The claim is largely accurate. Multiple peer-reviewed studies, WHO data, and medical authority declarations confirm that unproven and pseudoscientific health practices are widespread — with documented harms including hundreds of thousands of preventable deaths from HIV denialism and billions in excess healthcare costs from vaccine hesitancy. However, the claim slightly overstates the case: commonly cited prevalence figures measure broad complementary/alternative medicine use, which includes some evidence-supported practices, not exclusively pseudoscientific treatments.
“Satellite flares are a commonly cited explanation for UFO sightings.”
The claim is well-supported. Multiple credible sources—including Science News, Popular Mechanics, The Debrief, EarthSky, and BBC Sky at Night Magazine—consistently identify satellite flares (both classic Iridium flares and newer Starlink flaring) as a recognized, frequently cited explanation for UFO/UAP sightings. Counterarguments pointing to pre-satellite-era cases or other mundane explanations like drones don't negate the claim, which only asserts satellite flares are "commonly cited"—not that they explain all sightings.
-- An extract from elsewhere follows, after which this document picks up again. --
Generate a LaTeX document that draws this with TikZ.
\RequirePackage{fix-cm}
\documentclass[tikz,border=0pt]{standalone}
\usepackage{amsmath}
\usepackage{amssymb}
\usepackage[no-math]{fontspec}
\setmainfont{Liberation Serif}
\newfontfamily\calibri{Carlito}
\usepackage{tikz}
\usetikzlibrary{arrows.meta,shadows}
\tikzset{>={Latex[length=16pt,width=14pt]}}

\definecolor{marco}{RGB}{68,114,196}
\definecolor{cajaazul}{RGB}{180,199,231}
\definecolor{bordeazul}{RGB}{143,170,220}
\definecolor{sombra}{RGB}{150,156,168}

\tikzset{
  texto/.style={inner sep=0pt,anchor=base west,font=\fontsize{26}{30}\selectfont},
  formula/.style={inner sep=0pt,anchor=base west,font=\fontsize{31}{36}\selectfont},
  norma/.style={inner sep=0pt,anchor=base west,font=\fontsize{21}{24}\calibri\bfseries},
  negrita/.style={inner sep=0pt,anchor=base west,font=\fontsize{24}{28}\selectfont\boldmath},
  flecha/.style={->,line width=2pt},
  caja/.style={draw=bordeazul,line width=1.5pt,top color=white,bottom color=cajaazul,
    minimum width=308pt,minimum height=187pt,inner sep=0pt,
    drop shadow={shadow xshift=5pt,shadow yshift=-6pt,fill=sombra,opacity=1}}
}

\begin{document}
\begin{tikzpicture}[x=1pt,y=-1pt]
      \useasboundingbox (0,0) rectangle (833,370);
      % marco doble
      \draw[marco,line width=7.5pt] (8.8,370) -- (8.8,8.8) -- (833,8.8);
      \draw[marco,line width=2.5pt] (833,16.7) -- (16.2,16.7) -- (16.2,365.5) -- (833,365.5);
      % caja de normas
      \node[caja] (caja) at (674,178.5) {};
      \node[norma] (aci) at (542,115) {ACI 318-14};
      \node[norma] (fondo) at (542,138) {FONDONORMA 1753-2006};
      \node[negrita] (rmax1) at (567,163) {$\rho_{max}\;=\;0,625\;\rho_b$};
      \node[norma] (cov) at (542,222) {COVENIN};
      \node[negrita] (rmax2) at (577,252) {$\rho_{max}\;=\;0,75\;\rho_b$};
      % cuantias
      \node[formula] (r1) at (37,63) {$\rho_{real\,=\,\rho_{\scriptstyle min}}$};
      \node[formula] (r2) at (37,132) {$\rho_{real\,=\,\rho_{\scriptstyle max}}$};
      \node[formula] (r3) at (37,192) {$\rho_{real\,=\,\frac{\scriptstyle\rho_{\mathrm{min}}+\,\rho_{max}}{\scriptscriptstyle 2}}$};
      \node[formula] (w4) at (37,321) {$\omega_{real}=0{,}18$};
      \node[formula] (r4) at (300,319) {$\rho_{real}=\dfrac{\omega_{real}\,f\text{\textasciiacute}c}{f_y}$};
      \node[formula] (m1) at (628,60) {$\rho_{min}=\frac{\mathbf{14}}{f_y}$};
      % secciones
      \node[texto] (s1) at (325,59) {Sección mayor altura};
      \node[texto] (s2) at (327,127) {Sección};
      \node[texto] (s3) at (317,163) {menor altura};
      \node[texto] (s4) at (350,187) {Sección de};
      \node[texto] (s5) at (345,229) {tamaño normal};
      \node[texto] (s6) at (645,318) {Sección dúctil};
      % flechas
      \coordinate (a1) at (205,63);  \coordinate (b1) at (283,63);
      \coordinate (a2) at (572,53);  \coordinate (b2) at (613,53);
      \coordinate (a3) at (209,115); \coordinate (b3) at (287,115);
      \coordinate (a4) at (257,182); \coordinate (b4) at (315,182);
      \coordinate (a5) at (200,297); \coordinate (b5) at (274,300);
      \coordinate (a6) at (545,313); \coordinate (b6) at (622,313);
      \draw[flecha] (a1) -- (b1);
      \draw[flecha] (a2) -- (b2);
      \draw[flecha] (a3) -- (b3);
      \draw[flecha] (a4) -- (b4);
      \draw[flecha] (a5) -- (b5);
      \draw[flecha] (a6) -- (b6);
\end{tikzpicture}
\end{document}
“Military pilots have confirmed that unidentified flying objects (UFOs) are alien spacecraft.”
Military pilots have reported encountering unidentified objects with extraordinary flight characteristics, but none have confirmed these are alien spacecraft. The most prominent pilot witnesses — Fravor, Graves, and Dietrich — described anomalous phenomena without claiming extraterrestrial origin. The strongest "alien craft" assertions come from David Grusch, a former intelligence officer (not a pilot), whose claims are secondhand and self-admittedly unproven. The Pentagon's AARO has explicitly stated no investigation has confirmed any UAP as extraterrestrial technology.
“Most cryptocurrency trading bots consistently outperform the overall cryptocurrency market.”
This claim is not supported by the evidence. Multiple sources report that 73% of automated crypto trading accounts fail within six months, and that most retail bots barely break even. The high-return figures often cited come from cherry-picked top performers, vendor-promoted proprietary systems, or backtests — not representative samples. The fact that bots execute 80–89% of trading volume does not mean most individual bots are profitable; a small number of institutional systems account for the bulk of that activity. The evidence strongly indicates the opposite of this claim.
“Automated bots account for more than 50% of global internet traffic.”
The claim is largely supported by Imperva/Thales' 2025 Bad Bot Report, which found automated bots made up 51% of global web traffic in 2024 — the first time bots surpassed humans. However, this figure comes from a single cybersecurity vendor with commercial incentives, and most sources citing it are echoing the same dataset rather than providing independent confirmation. The 50% threshold is crossed by just one percentage point, and the broad definition of "bots" includes legitimate crawlers and API calls, which may overstate the threat implied by the claim.